Der Westen ist nicht bedroht
Erstellt von DL-Redaktion am Mittwoch 31. Dezember 2014
Die muslimische Welt und der Westen
VON CHARLOTTE WIEDEMANN
ISLAM Muslime ringen heute mit sich selbst, nicht mit dem Abendland. Wir werden nicht mehr gebraucht – auch nicht als Zielscheibe
An einem schwarzen Tag in diesem Winter starben 132 pakistanische Kinder bei einem Attentat auf ihre Schule. Zur selben Zeit wurden 15 jemenitische Kinder in ihrem Schulbus Opfer einer Bombe. Von einem Angriff auf den Westen sprach niemand.
Nicht einmal westliche Werte ließen sich zitieren, wurden doch an diesem Tag ganz offensichtlich islamische Werte in den Boden gestampft: Fürsorge für Schwache, Kinderliebe, der hohe Rang der Familie.
Nur aufgrund ihrer großen Zahl hatten die toten Kinder einen Nachrichtenwert. Ein Wert, der zivilen muslimischen Opfern gewöhnlich nicht zukommt. So rückte der düstere Dezembertag für einen Moment ins Licht, was sonst unbeachteter Alltag ist: Wo islamisch verbrämter Terror wütet, sterben vor allem Muslime.
Anders gesagt: Die Konflikte, Kämpfe und Kriege in der islamischen Welt werden vor allem unter Muslimen ausgetragen – und nicht gegen den Westen oder dessen vermeintliche Statthalter.
Der IS muss herhalten
Dies gilt auch und gerade für den „Islamischen Staat“ (IS), der in einer so grotesken wie tragischen Verzerrung globaler Größen- und Mehrheitsverhältnisse immer dann herhalten muss, wenn im Westen jemand eine neue Theorie über den Islam auf den Markt werfen will.

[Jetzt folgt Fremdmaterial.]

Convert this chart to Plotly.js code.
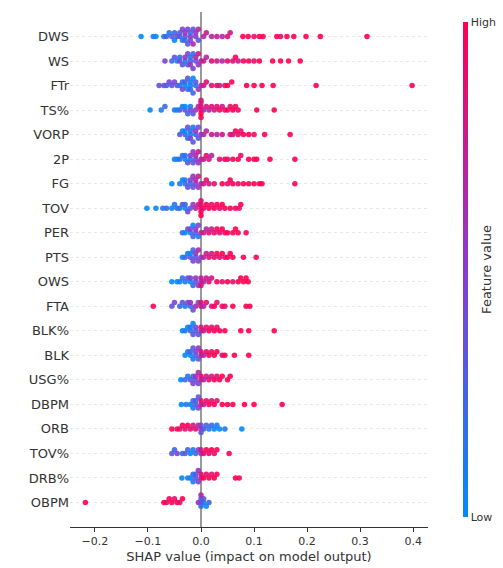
<!DOCTYPE html>
<html>
<head>
<meta charset="utf-8">
<script src="https://cdn.plot.ly/plotly-3.0.1.min.js"></script>
<style>body{margin:0;background:#fff}#chart{width:503px;height:568px}</style>
</head>
<body>
<div id="chart"></div>
<script>
// features, top to bottom
var features = ['DWS','WS','FTr','TS%','VORP','2P','FG','TOV','PER','PTS','OWS','FTA','BLK%','BLK','USG%','DBPM','ORB','TOV%','DRB%','OBPM'];

// SHAP values per feature
var shapDWS = [-0.113,-0.09,-0.085,-0.07,-0.065,-0.06,-0.055,-0.05,-0.05,-0.045,-0.04,-0.04,-0.035,-0.035,-0.03,-0.03,-0.03,-0.025,-0.025,-0.02,-0.02,-0.02,-0.015,-0.015,-0.01,-0.01,-0.005,-0.005,0.005,0.01,0.02,0.03,0.04,0.05,0.055,0.079,0.089,0.1,0.11,0.117,0.143,0.15,0.162,0.175,0.198,0.225,0.313];
var shapWS = [-0.068,-0.055,-0.05,-0.045,-0.04,-0.04,-0.035,-0.03,-0.03,-0.025,-0.025,-0.02,-0.02,-0.02,-0.015,-0.015,-0.01,-0.01,-0.005,-0.005,0,0.005,0.01,0.02,0.03,0.04,0.05,0.06,0.065,0.07,0.08,0.09,0.1,0.11,0.135,0.15,0.165,0.187];
var shapFTr = [-0.079,-0.07,-0.065,-0.06,-0.055,-0.05,-0.045,-0.04,-0.035,-0.035,-0.03,-0.03,-0.025,-0.025,-0.02,-0.02,-0.02,-0.015,-0.015,-0.01,-0.01,-0.005,0,0.005,0.01,0.02,0.03,0.035,0.045,0.05,0.058,0.086,0.1,0.115,0.136,0.217,0.398];
var shapTS = [-0.096,-0.075,-0.068,-0.05,-0.045,-0.04,-0.035,-0.03,-0.03,-0.025,-0.02,-0.02,-0.015,-0.01,-0.005,0,0,0,0,0,0,0.005,0.01,0.015,0.02,0.025,0.03,0.035,0.04,0.045,0.05,0.055,0.06,0.065,0.07,0.105,0.138];
var shapVORP = [-0.04,-0.035,-0.03,-0.03,-0.025,-0.025,-0.02,-0.02,-0.02,-0.015,-0.015,-0.01,-0.01,-0.005,-0.005,0,0.005,0.01,0.02,0.03,0.04,0.055,0.06,0.065,0.07,0.075,0.08,0.09,0.1,0.12,0.168];
var shap2P = [-0.05,-0.045,-0.04,-0.035,-0.03,-0.03,-0.025,-0.02,-0.02,-0.015,-0.015,-0.01,-0.01,-0.005,-0.005,0,0.005,0.01,0.015,0.02,0.035,0.045,0.05,0.06,0.07,0.075,0.09,0.1,0.105,0.13,0.177];
var shapFG = [-0.055,-0.04,-0.035,-0.03,-0.03,-0.025,-0.02,-0.02,-0.015,-0.015,-0.01,-0.01,-0.005,-0.005,0,0.005,0.01,0.015,0.025,0.04,0.05,0.055,0.06,0.07,0.08,0.09,0.1,0.11,0.115,0.177];
var shapTOV = [-0.102,-0.085,-0.072,-0.065,-0.055,-0.05,-0.045,-0.04,-0.035,-0.03,-0.03,-0.025,-0.02,-0.015,-0.01,-0.005,0,0,0,0,0,0.005,0.01,0.015,0.02,0.025,0.03,0.035,0.04,0.045,0.055,0.065,0.072,0.075];
var shapPER = [-0.035,-0.03,-0.025,-0.02,-0.02,-0.015,-0.015,-0.01,-0.01,-0.005,-0.005,0,0.005,0.01,0.015,0.02,0.025,0.03,0.035,0.04,0.045,0.05,0.06,0.065,0.07,0.085];
var shapPTS = [-0.035,-0.03,-0.025,-0.02,-0.02,-0.015,-0.015,-0.01,-0.01,-0.005,-0.005,0,0.005,0.01,0.015,0.02,0.025,0.03,0.035,0.04,0.045,0.05,0.055,0.06,0.08,0.104];
var shapOWS = [-0.055,-0.045,-0.04,-0.035,-0.03,-0.025,-0.02,-0.02,-0.015,-0.01,-0.01,-0.005,0,0,0,0.005,0.01,0.015,0.02,0.03,0.04,0.05,0.06,0.07,0.075,0.08,0.085,0.089];
var shapFTA = [-0.09,-0.055,-0.05,-0.04,-0.035,-0.03,-0.025,-0.02,-0.02,-0.015,-0.01,-0.005,0,0,0.005,0.01,0.02,0.025,0.03,0.04,0.045,0.06,0.085,0.092];
var shapBLKp = [-0.035,-0.03,-0.025,-0.02,-0.02,-0.015,-0.015,-0.01,-0.01,-0.005,0,0,0.005,0.01,0.015,0.02,0.025,0.03,0.035,0.045,0.075,0.09,0.138];
var shapBLK = [-0.03,-0.025,-0.02,-0.02,-0.015,-0.015,-0.01,-0.01,-0.005,-0.005,0,0,0.005,0.01,0.015,0.02,0.025,0.03,0.04,0.045,0.063,0.09];
var shapUSG = [-0.038,-0.03,-0.025,-0.02,-0.015,-0.015,-0.01,-0.01,-0.005,-0.005,0,0,0.005,0.01,0.015,0.02,0.025,0.03,0.035,0.04,0.05,0.055];
var shapDBPM = [-0.037,-0.028,-0.02,-0.015,-0.015,-0.01,-0.01,-0.005,-0.005,0,0,0.005,0.01,0.015,0.02,0.025,0.03,0.04,0.05,0.06,0.082,0.1,0.153];
var shapORB = [-0.055,-0.045,-0.04,-0.035,-0.03,-0.025,-0.02,-0.015,-0.01,-0.005,0,0,0,0.005,0.01,0.015,0.02,0.025,0.03,0.035,0.045,0.077];
var shapTOVp = [-0.055,-0.05,-0.045,-0.035,-0.03,-0.025,-0.02,-0.015,-0.01,-0.005,0,0,0.005,0.01,0.015,0.02,0.025,0.03,0.053];
var shapDRBp = [-0.036,-0.025,-0.02,-0.015,-0.015,-0.01,-0.01,-0.005,-0.005,0,0,0.005,0.01,0.015,0.02,0.025,0.03,0.065,0.072];
var shapOBPM = [-0.218,-0.07,-0.065,-0.06,-0.055,-0.05,-0.045,-0.04,-0.035,-0.005,0,0,0,0,0.005,0.005,0.01,0.015];

// feature values on a 0 (low) .. 9 (high) scale
var valDWS = [0,1,0,1,2,1,3,2,0,4,2,3,1,4,3,5,2,4,3,5,2,4,3,6,4,5,3,6,6,7,6,7,6,8,7,9,9,8,9,9,9,8,9,9,9,9,9];
var valWS = [4,2,3,1,4,2,3,1,5,2,4,3,1,5,2,4,3,6,5,7,6,7,6,8,7,6,8,8,9,7,9,9,8,9,9,9,9,9];
var valFTr = [3,4,2,4,3,4,3,1,2,4,0,2,1,3,0,1,2,0,2,1,3,5,6,7,8,8,9,7,8,9,9,9,9,9,9,9,9];
var valTS = [0,1,2,1,0,2,1,3,0,2,4,1,3,5,6,9,8,9,8,9,7,6,7,6,8,7,8,9,7,8,9,8,9,9,8,9,9];
var valVORP = [3,1,2,0,1,3,0,2,4,1,3,2,5,3,4,5,6,6,7,6,7,8,7,9,8,8,9,9,8,9,9];
var val2P = [1,0,2,1,0,2,3,1,4,3,5,4,6,5,7,6,7,8,7,6,8,9,8,9,9,8,9,9,9,9,9];
var valFG = [0,1,0,2,1,3,2,4,3,5,4,6,5,7,6,7,8,7,8,9,8,9,9,8,9,9,9,9,9,9];
var valTOV = [0,0,1,2,0,1,2,1,3,0,2,4,3,5,6,7,9,8,9,8,9,8,9,9,8,9,9,8,9,9,9,9,8,9];
var valPER = [2,0,3,1,4,2,0,3,5,1,4,6,7,6,8,7,8,9,8,9,8,9,9,9,9,9];
var valPTS = [0,2,1,3,0,4,2,3,5,4,6,5,6,7,8,7,8,9,8,9,8,9,9,9,9,9];
var valOWS = [0,1,0,2,1,3,0,4,2,3,5,4,6,7,8,6,7,8,7,9,8,9,8,9,9,9,9,9];
var valFTA = [9,3,4,2,3,1,4,2,5,3,6,4,7,8,6,8,7,9,8,9,8,9,9,9];
var valBLKp = [0,1,0,2,1,3,0,2,4,3,6,8,7,8,9,8,9,8,9,9,9,9,9];
var valBLK = [0,1,0,2,1,3,2,4,3,5,7,8,6,8,9,8,9,9,8,9,9,9];
var valUSG = [0,2,1,3,2,4,3,5,4,6,7,8,6,7,8,7,9,8,9,9,9,9];
var valDBPM = [0,1,0,2,1,3,2,4,3,7,8,7,8,9,8,9,8,9,9,9,9,9,9];
var valORB = [9,9,8,9,8,9,8,7,8,6,5,4,3,3,2,1,2,0,1,0,1,0];
var valTOVp = [3,2,4,1,3,2,0,1,2,4,6,7,8,9,8,9,8,9,9];
var valDRBp = [0,1,0,2,1,3,2,4,5,7,8,9,8,9,8,9,9,9,9];
var valOBPM = [9,9,8,9,9,8,9,8,9,5,4,3,2,6,1,3,0,2];

var shapCols = [shapDWS,shapWS,shapFTr,shapTS,shapVORP,shap2P,shapFG,shapTOV,shapPER,shapPTS,shapOWS,shapFTA,shapBLKp,shapBLK,shapUSG,shapDBPM,shapORB,shapTOVp,shapDRBp,shapOBPM];
var valCols = [valDWS,valWS,valFTr,valTS,valVORP,val2P,valFG,valTOV,valPER,valPTS,valOWS,valFTA,valBLKp,valBLK,valUSG,valDBPM,valORB,valTOVp,valDRBp,valOBPM];

// beeswarm: bin along x, stack alternately above/below the row
var binW = 0.009, step = 0.15, cap = 0.4;
var xs = [], ys = [], cs = [];
for (var r = 0; r < features.length; r++) {
    var s = shapCols[r], v = valCols[r];
    var bins = {};
    for (var i = 0; i < s.length; i++) {
        var b = Math.round(s[i] / binW);
        var k = bins[b] || 0;
        bins[b] = k + 1;
        var layer = Math.ceil(k / 2);
        var off = (k % 2 == 0 ? 1 : -1) * layer * step;
        if (off > cap) off = cap;
        if (off < -cap) off = -cap;
        xs.push(s[i]);
        ys.push(r + off);
        cs.push(v[i] / 9);
    }
}

var trace = {
    x: xs, y: ys, type: 'scatter', mode: 'markers', hoverinfo: 'skip',
    marker: {
        size: 5.5, color: cs, cmin: 0, cmax: 1, opacity: 0.9,
        colorscale: [[0,'#008bfb'],[0.5,'#8a3bd0'],[1,'#ff0052']],
        showscale: true,
        colorbar: {
            x: 1.07, xanchor: 'left', thickness: 5, len: 1, y: 0.5, yanchor: 'middle',
            outlinewidth: 0, tickvals: [0, 1], ticktext: ['Low', 'High'], ticks: '',
            tickfont: {size: 11, color: '#333'},
            title: {text: 'Feature value', side: 'right', font: {size: 13, color: '#333'}}
        }
    }
};

var layout = {
    width: 503, height: 568,
    margin: {l: 70, r: 75, t: 12, b: 41, autoexpand: false},
    paper_bgcolor: '#fff', plot_bgcolor: '#fff',
    font: {family: 'DejaVu Sans', color: '#333'},
    showlegend: false,
    xaxis: {
        range: [-0.247, 0.428], tickvals: [-0.2,-0.1,0,0.1,0.2,0.3,0.4],
        ticktext: ['−0.2','−0.1','0.0','0.1','0.2','0.3','0.4'],
        ticks: 'outside', ticklen: 4, tickcolor: '#333', tickfont: {size: 11},
        showgrid: false, zeroline: true, zerolinecolor: '#999', zerolinewidth: 1.5,
        showline: true, linecolor: '#333', linewidth: 1,
        title: {text: 'SHAP value (impact on model output)', font: {size: 13}, standoff: 4}
    },
    yaxis: {
        range: [20.0, -1.0], tickvals: features.map(function (f, i) { return i; }),
        ticktext: features, ticks: '', tickfont: {size: 13},
        showgrid: true, gridcolor: '#e8e8e8', griddash: 'dot', gridwidth: 1,
        zeroline: false, showline: false
    }
};

Plotly.newPlot('chart', [trace], layout, {displayModeBar: false, staticPlot: true});
</script>
</body>
</html>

Doch es sind keine westlichen Werte, die der IS zu zermalmen sucht, sondern uralte Werte des Nahen Ostens, eine über Jahrhunderte praktizierte religiöse und kulturelle Pluralität, die es im Westen in dieser Form nie gab. Der IS nutzt die ekstatische westliche Aufmerksamkeit überaus professionell, spielt mit ihr – aber er braucht den Westen nicht.
Die Epoche, in der sich ein politischer Islam am Westen abarbeitete und gegen den Westen eine muslimische Identität zu konstruieren suchte, geht ihrem Ende zu – wenn sie nicht schon vorbei ist. Es war die Furcht vor einem übermächtig wirkenden Europa, aus der im 19. Jahrhundert der politische Islam entstand: ein Europa, das industriell revolutionär, wirtschaftlich expansiv und kolonial aggressiv war – und sich anschickte, den muslimischen Osten „spurlos verschwinden zu lassen“.
Das waren die Worte Dschamal al-Din al-Afghanis, 1838 in Nordpersien geboren, eines reisenden Denkers, der als Erster Islam und Westen als Gegensatz verstand. Sein Einfluss blieb prägend, noch für die Revolution in Iran 1979. Heute indes spricht Irans geistlicher Führer Ali Chamenei von einer „neuen Weltordnung“.